For now, South Gyeongsang’s move is best understood as both a response to a specific case and a public declaration of intent. It says, in effect, that the old model — in which teachers often bore the brunt of prolonged complaint campaigns personally — is no longer acceptable. Whether that becomes a durable policy shift will depend on implementation: who decides when a complaint becomes abusive, what legal standards are used, how records are kept and how families can still pursue valid grievances without being dismissed or intimidated.

Those details matter because the stakes are high on both sides. Teachers need protection from harassment that can distort classrooms, damage morale and drive experienced educators from the profession. Families, especially those navigating special education, need confidence that raising concerns will not be treated as disloyalty or aggression. A functioning school system requires both professional authority and public accountability.

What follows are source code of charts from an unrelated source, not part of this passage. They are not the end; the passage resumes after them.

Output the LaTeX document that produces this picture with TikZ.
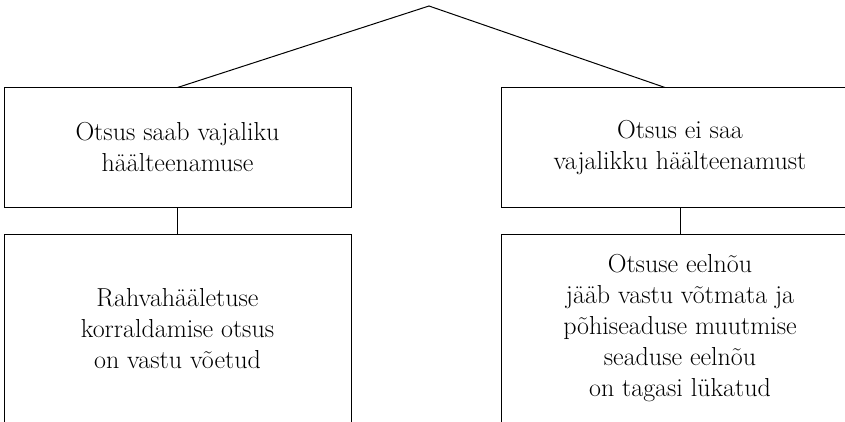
\documentclass[tikz,border=0pt]{standalone}
\usepackage{fontspec}
\usetikzlibrary{calc}
\begin{document}
\begin{tikzpicture}[x=1pt,y=-1pt,
  box/.style={draw=black,line width=1pt,rectangle,inner sep=0pt,align=center,
    font=\fontsize{26}{31}\selectfont},
  topbox/.style={box,minimum height=119pt},
  lowbox/.style={box,minimum height=189pt},
  conn/.style={draw=black,line width=1pt}]
\useasboundingbox (0,0) rectangle (845,422);
\coordinate (apex) at (429,6);
\node[topbox,minimum width=347pt] (tl) at (177.5,147.5) {Otsus saab vajaliku\\häälteenamuse};
\node[topbox,minimum width=358pt] (tr) at (680,147.5) {Otsus ei saa\\vajalikku häälteenamust};
\node[lowbox,minimum width=347pt] (bl) at (177.5,328.5) {Rahvahääletuse\\korraldamise otsus\\on vastu võetud};
\node[lowbox,minimum width=358pt] (br) at (680,328.5) {Otsuse eelnõu\\jääb vastu võtmata ja\\põhiseaduse muutmise\\seaduse eelnõu\\on tagasi lükatud};
\draw[conn] (tl.north) -- (apex) -- ([xshift=-15pt]tr.north);
\draw[conn] (tl.south) -- (bl.north);
\draw[conn] (tr.south) -- (br.north);
\end{tikzpicture}
\end{document}
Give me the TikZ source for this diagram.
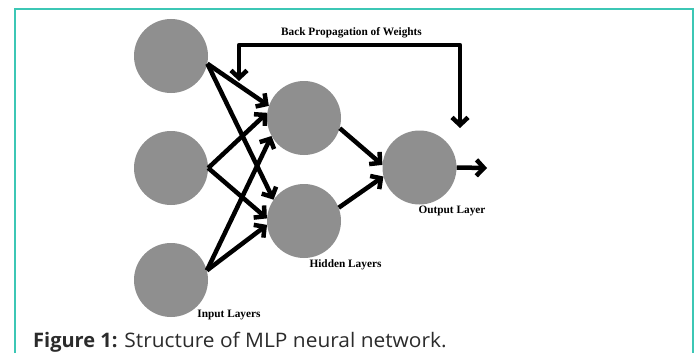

In the United States, school districts often talk about supporting teachers, but they sometimes struggle to back those promises with coherent legal and administrative systems. South Korea now appears to be confronting a similar reality in a more centralized way. The South Gyeongsang office’s announcement does not resolve the underlying tensions, but it does mark a meaningful shift in who is expected to carry them.

If the change endures, the message will be clear: a teacher facing years of repeated complaints and legal threats should not be left to fight alone. In a public education system, the institution itself must decide when defense of its employees becomes part of its duty to students. South Gyeongsang’s leaders are now saying that line has been crossed — and that they intend to respond not with quiet sympathy, but with the full weight of the office.